Quis que vendessem o cavalo; aquilo de que antes gostava era-lhe agora desagradável. Todas as suas ideias pareciam limitar-se ao cuidado consigo mesma. Ficava na cama a comer pequenas refeições, tocava para chamar a criada, a fim de se informar sobre as suas tisanas ou para conversar com ela. Entretanto, a neve acumulada sobre a cobertura do mercado lançava para dentro do quarto um reflexo branco, imóvel; depois era a chuva que caía. E Emma esperava todos os dias, com uma espécie de ansiedade, a infalível repetição de mínimos acontecimentos que nada de novo lhe traziam. O mais importante era, à noite; a chegada da Andorinha. Nesse momento, a estalajadeira gritava e outras vozes respondiam, enquanto a lanterna de Hippolyte, que procurava as bagagens debaixo do encerado, se assemelhava a uma estrela na escuridão. Ao meio-dia, Charles vinha a casa; seguidamente voltava a sair; depois ela tomava um caldo e, pelas cinco horas, no fim da tarde, as crianças que regressavam da escola, arrastando os tamancos sobre o ladrilho, batiam todas com as suas réguas no fecho das persianas, umas atrás das outras.

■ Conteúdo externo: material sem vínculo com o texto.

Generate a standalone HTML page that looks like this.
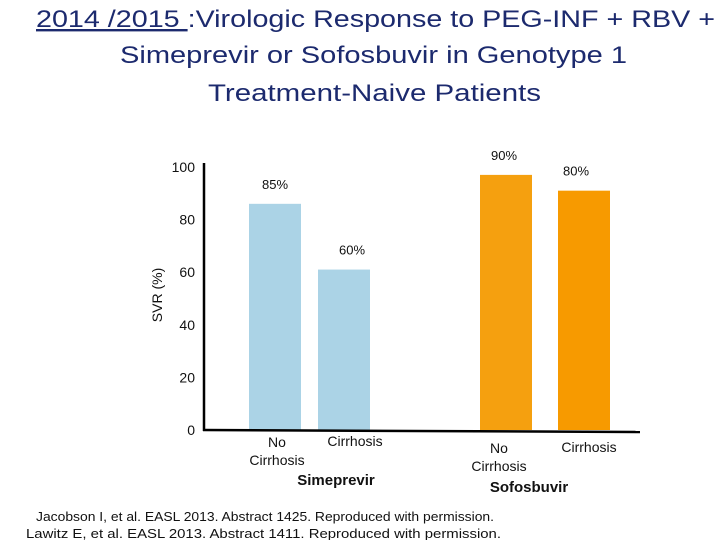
<!DOCTYPE html>
<html><head><meta charset="utf-8"><style>
html,body{margin:0;padding:0;background:#fff;}
svg{display:block;}
</style></head><body>
<svg width="720" height="540" viewBox="0 0 720 540">
<g fill="#1c2a6e" font-family="Liberation Sans, sans-serif" font-size="24">
  <text x="36" y="27" textLength="679" lengthAdjust="spacingAndGlyphs"><tspan text-decoration="underline">2014 /2015 </tspan>:Virologic Response to PEG-INF + RBV  +</text>
  <text x="120" y="63" textLength="507" lengthAdjust="spacingAndGlyphs">Simeprevir or Sofosbuvir in Genotype 1</text>
  <text x="208" y="101" textLength="333" lengthAdjust="spacingAndGlyphs">Treatment-Naive Patients</text>
</g>
<g id="plot"></g>
<g font-family="Liberation Sans, sans-serif" font-size="13" fill="#111">
  <text x="36" y="521" textLength="458" lengthAdjust="spacingAndGlyphs">Jacobson I, et al. EASL 2013. Abstract 1425. Reproduced with permission.</text>
  <text x="26" y="538" textLength="475" lengthAdjust="spacingAndGlyphs">Lawitz E, et al. EASL 2013. Abstract 1411. Reproduced with permission.</text>
</g>
</svg>
<script>
const categories = ["No Cirrhosis (Simeprevir)","Cirrhosis (Simeprevir)","No Cirrhosis (Sofosbuvir)","Cirrhosis (Sofosbuvir)"];
const barValues = [86, 61, 97, 91];
const valueLabels = ["85%","60%","90%","80%"];
const yTicks = [0, 20, 40, 60, 80, 100];

const NS = "http://www.w3.org/2000/svg";
const g = document.getElementById("plot");
const y0 = 430, pxPerUnit = 2.63;
const yScale = v => y0 - v * pxPerUnit;
const barX = [249, 318, 480, 558], barW = 52;
const colors = ["#abd3e6","#abd3e6","#f5a00f","#f79a00"];
const labelDx = [0, 8, -2, -8];
function mk(tag, attrs, text){
  const e = document.createElementNS(NS, tag);
  for (const k in attrs) e.setAttribute(k, attrs[k]);
  if (text !== undefined) e.textContent = text;
  g.appendChild(e); return e;
}
yTicks.forEach((t,i)=>{
  const e = mk("text",{x:195,y:yScale(t)+5,"text-anchor":"end","font-family":"Liberation Sans, sans-serif","font-size":14,fill:"#111"}, String(t));
  
  
});
const yt = mk("text",{x:0,y:0,transform:"translate(162,295) rotate(-90)","text-anchor":"middle","font-family":"Liberation Sans, sans-serif","font-size":14,fill:"#111"},"SVR (%)");


barValues.forEach((v,i)=>{
  const top = yScale(v);
  const r = mk("rect",{x:barX[i],y:top,width:barW,height:y0-top,fill:colors[i]});
  
  
  const t = mk("text",{x:barX[i]+barW/2+labelDx[i],y:top-15,"text-anchor":"middle","font-family":"Liberation Sans, sans-serif","font-size":13,fill:"#111"}, valueLabels[i]);
  
  
});
const ax = mk("line",{x1:204,y1:163,x2:204,y2:431,stroke:"#000","stroke-width":2.5});


const bx = mk("path",{d:"M203 430 L640 432",stroke:"#000","stroke-width":2.5,fill:"none"});


const catText = [
  [277,447,"No",0],[277,465,"Cirrhosis",0],[355,446,"Cirrhosis",0],
  [499,453,"No",0],[499,471,"Cirrhosis",0],[589,452,"Cirrhosis",0],
  [336,485,"Simeprevir",1],[529,492,"Sofosbuvir",1]
];
catText.forEach(c=>{
  const t = mk("text",{x:c[0],y:c[1],"text-anchor":"middle","font-family":"Liberation Sans, sans-serif","font-size":c[3]?15:14,"font-weight":c[3]?"bold":"normal",fill:"#111"}, c[2]);
  
  
});
</script>
</body></html>
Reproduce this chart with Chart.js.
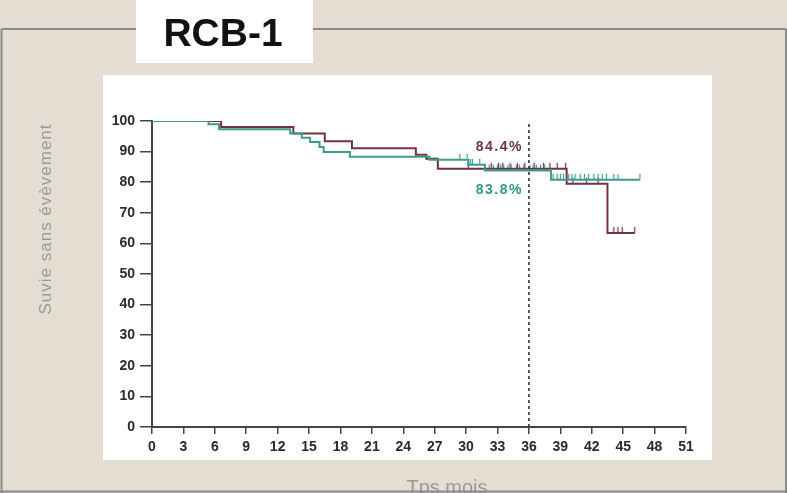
<!DOCTYPE html>
<html>
<head>
<meta charset="utf-8">
<script src="https://cdn.jsdelivr.net/npm/chart.js@4/dist/chart.umd.min.js"></script>
<style>
  html, body { margin: 0; padding: 0; background: #e4ddd2; }
  canvas { display: block; }
</style>
</head>
<body>
<canvas id="myChart" width="787" height="493"></canvas>
<script>
// courbes de survie (mois, %)
const redTimes = [0, 6.6, 13.5, 16.5, 19.1, 25.2, 26.2, 27.3, 39.6, 43.5, 46.1];
const redSurv  = [100, 98.0, 95.9, 93.4, 91.1, 89.0, 87.7, 84.4, 79.5, 63.4, 63.4];
const greenTimes = [0, 5.4, 6.4, 13.2, 14.3, 15.1, 16.0, 16.4, 18.9, 26.5, 30.2, 31.8, 38.1, 46.6];
const greenSurv  = [100, 98.9, 97.3, 95.9, 94.5, 93.1, 91.5, 89.9, 88.3, 87.3, 85.7, 83.8, 80.8, 80.8];

// patients censurés (mois)
const redCensor = [30.2, 32.4, 33.1, 33.5, 34.2, 34.9, 35.6, 36.5, 37.4, 38.0, 38.7, 39.5,
                   40.2, 41.5, 42.6, 44.1, 44.5, 44.9, 46.1];
const greenCensor = [29.4, 30.1, 30.4, 30.6, 31.3, 32.2, 32.6, 33.0, 33.3, 33.6, 34.0, 34.3,
                     34.8, 35.1, 35.5, 36.1, 36.4, 36.7, 37.1, 37.5, 38.3, 38.7, 39.0, 39.3,
                     39.8, 40.1, 40.4, 40.9, 41.3, 41.7, 42.2, 42.6, 43.0, 43.4, 44.1, 44.5, 46.6];

const xTicks = [0, 3, 6, 9, 12, 15, 18, 21, 24, 27, 30, 33, 36, 39, 42, 45, 48, 51];
const yTicks = [0, 10, 20, 30, 40, 50, 60, 70, 80, 90, 100];
const landmark = 36;
const redLabel = "84.4%";
const greenLabel = "83.8%";

const RED = "#723244";
const GREEN = "#3c9c8c";

function survAt(times, surv, t) {
    let s = surv[0];
    times.forEach((tt, i) => { if (tt <= t) s = surv[i]; });
    return s;
}

function makeTick(color) {
    const c = document.createElement("canvas");
    c.width = 3; c.height = 14;
    const g = c.getContext("2d");
    g.strokeStyle = color;
    g.lineWidth = 1.2;
    g.beginPath();
    g.moveTo(1.5, 1);
    g.lineTo(1.5, 7);
    g.stroke();
    return c;
}

const toPoints = (times, surv) => times.map((t, i) => ({ x: t, y: surv[i] }));

const decor = {
    id: "decor",
    beforeDraw(chart) {
        const ctx = chart.ctx;
        ctx.save();
        ctx.fillStyle = "#e4ddd2";
        ctx.fillRect(0, 0, 787, 493);

        // titre axe x (coupé en bas)
        ctx.fillStyle = "#9a9a9a";
        ctx.font = "20px 'Liberation Sans', Arial, sans-serif";
        ctx.textAlign = "center";
        ctx.textBaseline = "alphabetic";
        ctx.fillText("Tps mois", 447, 494);

        // titre axe y
        ctx.save();
        ctx.translate(51, 219);
        ctx.rotate(-Math.PI / 2);
        ctx.letterSpacing = "1px";
        ctx.font = "17px 'Liberation Sans', Arial, sans-serif";
        ctx.fillText("Suvie sans évèvement", 0, 0);
        ctx.restore();

        // cadre
        ctx.strokeStyle = "#8a8a8a";
        ctx.lineWidth = 2;
        ctx.beginPath();
        ctx.moveTo(1.5, 29); ctx.lineTo(786, 29);
        ctx.moveTo(1.5, 29); ctx.lineTo(1.5, 493);
        ctx.moveTo(786, 29); ctx.lineTo(786, 493);
        ctx.moveTo(0, 491.5); ctx.lineTo(787, 491.5);
        ctx.stroke();

        // panneau blanc
        ctx.fillStyle = "#ffffff";
        ctx.fillRect(103, 75, 609, 385);

        // boite du titre
        ctx.fillRect(136, 0, 177, 63);
        ctx.fillStyle = "#111111";
        ctx.font = "bold 39px 'Liberation Sans', Arial, sans-serif";
        ctx.fillText("RCB-1", 223, 46);
        ctx.restore();
    },
    afterDatasetsDraw(chart) {
        const ctx = chart.ctx;
        const x = chart.scales.x.getPixelForValue(landmark) - 6;
        ctx.save();
        ctx.letterSpacing = "1.5px";
        ctx.font = "bold 14px 'Liberation Sans', Arial, sans-serif";
        ctx.textAlign = "right";
        ctx.textBaseline = "middle";
        ctx.fillStyle = RED;
        ctx.fillText(redLabel, x, 147);
        ctx.fillStyle = "#2e9a86";
        ctx.fillText(greenLabel, x, 190);
        ctx.restore();
    }
};

const tickFont = { family: "'Liberation Sans', Arial, sans-serif", size: 14, weight: "bold" };

new Chart(document.getElementById("myChart"), {
    type: "line",
    data: {
        datasets: [
            {
                data: [{ x: landmark, y: 0 }, { x: landmark, y: 101 }],
                borderColor: "#333333",
                borderWidth: 1.6,
                borderDash: [3, 3],
                pointRadius: 0
            },
            {
                data: toPoints(greenTimes, greenSurv),
                stepped: "before",
                borderColor: GREEN,
                borderWidth: 2,
                pointRadius: 0
            },
            {
                data: toPoints(redTimes, redSurv),
                stepped: "before",
                borderColor: RED,
                borderWidth: 2,
                pointRadius: 0
            },
            {
                data: greenCensor.map(t => ({ x: t, y: survAt(greenTimes, greenSurv, t) })),
                showLine: false,
                pointStyle: makeTick(GREEN),
                pointRadius: 4
            },
            {
                data: redCensor.map(t => ({ x: t, y: survAt(redTimes, redSurv, t) })),
                showLine: false,
                pointStyle: makeTick(RED),
                pointRadius: 4
            }
        ]
    },
    options: {
        responsive: false,
        animation: false,
        layout: { padding: { left: 0, right: 101, top: 121, bottom: 0 } },
        plugins: { legend: { display: false }, tooltip: { enabled: false } },
        scales: {
            x: {
                type: "linear",
                min: 0,
                max: 51,
                afterBuildTicks: s => { s.ticks = xTicks.map(v => ({ value: v })); },
                afterFit: s => { s.height = 66; },
                ticks: { font: tickFont, color: "#2a2a2a", padding: 5, maxRotation: 0 },
                grid: { drawOnChartArea: false, drawTicks: true, tickLength: 7, color: "#444", lineWidth: 1.5 },
                border: { display: true, color: "#444", width: 2 }
            },
            y: {
                min: 0,
                max: 100,
                afterBuildTicks: s => { s.ticks = yTicks.map(v => ({ value: v })); },
                afterFit: s => { s.width = 152; },
                ticks: { font: tickFont, color: "#2a2a2a", padding: 5 },
                grid: { drawOnChartArea: false, drawTicks: true, tickLength: 12, color: "#444", lineWidth: 1.5 },
                border: { display: true, color: "#444", width: 2 }
            }
        }
    },
    plugins: [decor]
});
</script>
</body>
</html>
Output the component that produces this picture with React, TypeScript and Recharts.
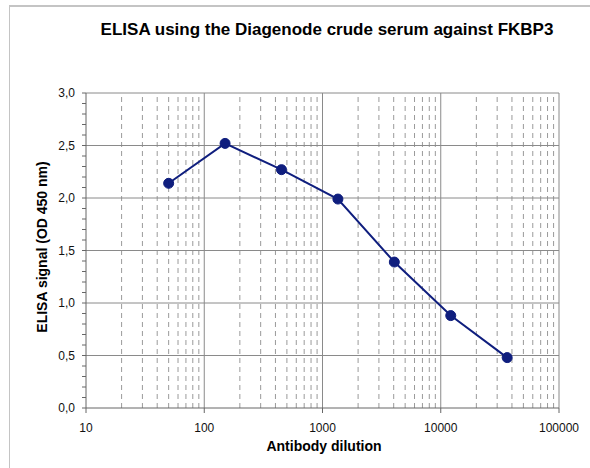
import React from 'react';
import { LineChart, Line, XAxis, YAxis, ReferenceLine } from 'recharts';

const dilutions = [50, 150, 450, 1350, 4050, 12150, 36450];
const signals = [2.14, 2.52, 2.27, 1.99, 1.39, 0.88, 0.48];

const xTicks = [10, 100, 1000, 10000, 100000];
const yMajor = [0.5, 1.0, 1.5, 2.0, 2.5, 3.0];
const yTicks = Array.from({ length: 31 }, (_, i) => Math.round(i) / 10);
const minorSteps = [2, 3, 4, 5, 6, 7, 8, 9];
const decades = [10, 100, 1000, 10000];

const data = dilutions.map((d, i) => ({ dilution: d, signal: signals[i] }));
const xMinor = decades.flatMap((d) => minorSteps.map((m) => d * m));

const FONT = '"Liberation Sans", Arial, sans-serif';

const App: React.FC = () => {
  return (
    <div style={{ position: 'absolute', left: 0, top: 0, width: 590, height: 468, background: '#fff', fontFamily: FONT }}>
      <div
        style={{
          position: 'absolute',
          left: 9,
          top: 5,
          width: 600,
          height: 480,
          borderLeft: '1px solid #c4c4c4',
          borderTop: '2px solid #c4c4c4',
        }}
      />
      <div
        style={{
          position: 'absolute',
          left: 0,
          width: 654,
          top: 20,
          textAlign: 'center',
          fontSize: 17,
          fontWeight: 'bold',
          color: '#000',
        }}
      >
        ELISA using the Diagenode crude serum against FKBP3
      </div>
      <LineChart
        width={590}
        height={468}
        data={data}
        margin={{ top: 93, right: 31, bottom: 30, left: 26 }}
        style={{ position: 'absolute', left: 0, top: 0 }}
      >
        <XAxis
          dataKey="dilution"
          type="number"
          scale="log"
          domain={[10, 100000]}
          ticks={xTicks}
          allowDataOverflow
          height={30}
          tickSize={5}
          tickMargin={10}
          tickFormatter={(v: number) => String(v)}
          tick={{ fill: '#111', fontSize: 12, fontFamily: FONT }}
          stroke="#666"
        />
        <YAxis
          type="number"
          domain={[0, 3]}
          ticks={yTicks}
          interval={0}
          width={60}
          tickSize={4}
          tickMargin={7}
          tickFormatter={(v: number) => (Math.round(v * 10) % 5 === 0 ? v.toFixed(1).replace('.', ',') : '')}
          tick={{ fill: '#111', fontSize: 12, fontFamily: FONT }}
          stroke="#666"
        />
        {xMinor.map((v) => (
          <ReferenceLine key={`xm-${v}`} x={v} stroke="#9a9a9a" strokeDasharray="5 4" />
        ))}
        {xTicks.slice(1).map((v) => (
          <ReferenceLine key={`xM-${v}`} x={v} stroke="#8a8a8a" />
        ))}
        {yMajor.map((v) => (
          <ReferenceLine key={`y-${v}`} y={v} stroke="#8a8a8a" />
        ))}
        <Line
          type="linear"
          dataKey="signal"
          stroke="#0f1e7e"
          strokeWidth={2}
          dot={{ r: 5, fill: '#0f1e7e', stroke: '#0f1e7e', strokeWidth: 1 }}
          isAnimationActive={false}
        />
      </LineChart>
      <div
        style={{
          position: 'absolute',
          left: 86,
          width: 476,
          top: 438,
          textAlign: 'center',
          fontSize: 14,
          fontWeight: 'bold',
          color: '#000',
        }}
      >
        Antibody dilution
      </div>
      <div
        style={{
          position: 'absolute',
          left: 42 - 150,
          top: 248 - 9,
          width: 300,
          textAlign: 'center',
          fontSize: 14,
          fontWeight: 'bold',
          color: '#000',
          transform: 'rotate(-90deg)',
        }}
      >
        ELISA signal (OD 450 nm)
      </div>
    </div>
  );
};

export default App;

Era a essa hora que o Padre Bournisien vinha vê-lo.
Perguntava-lhe pela saúde, trazia-lhe notícias e exortava-a à religião numa conversa carinhosa que ela não deixava de apreciar. A simples presença da sotaina dava-lhe conforto.
Um dia em que, no período mais grave da doença, ela se julgara agonizante, pedira a comunhão; e, à medida que no quarto se faziam os preparativos para o sacramento, que se armava o altar em cima da cómoda atafulhada de remédios e que Félicité espalhava pelo chão folhas de dálias, Emma começou a sentir-se invadida por uma forte impressão que a libertava de todas as dores, de toda a consciência e de todo o sentimento.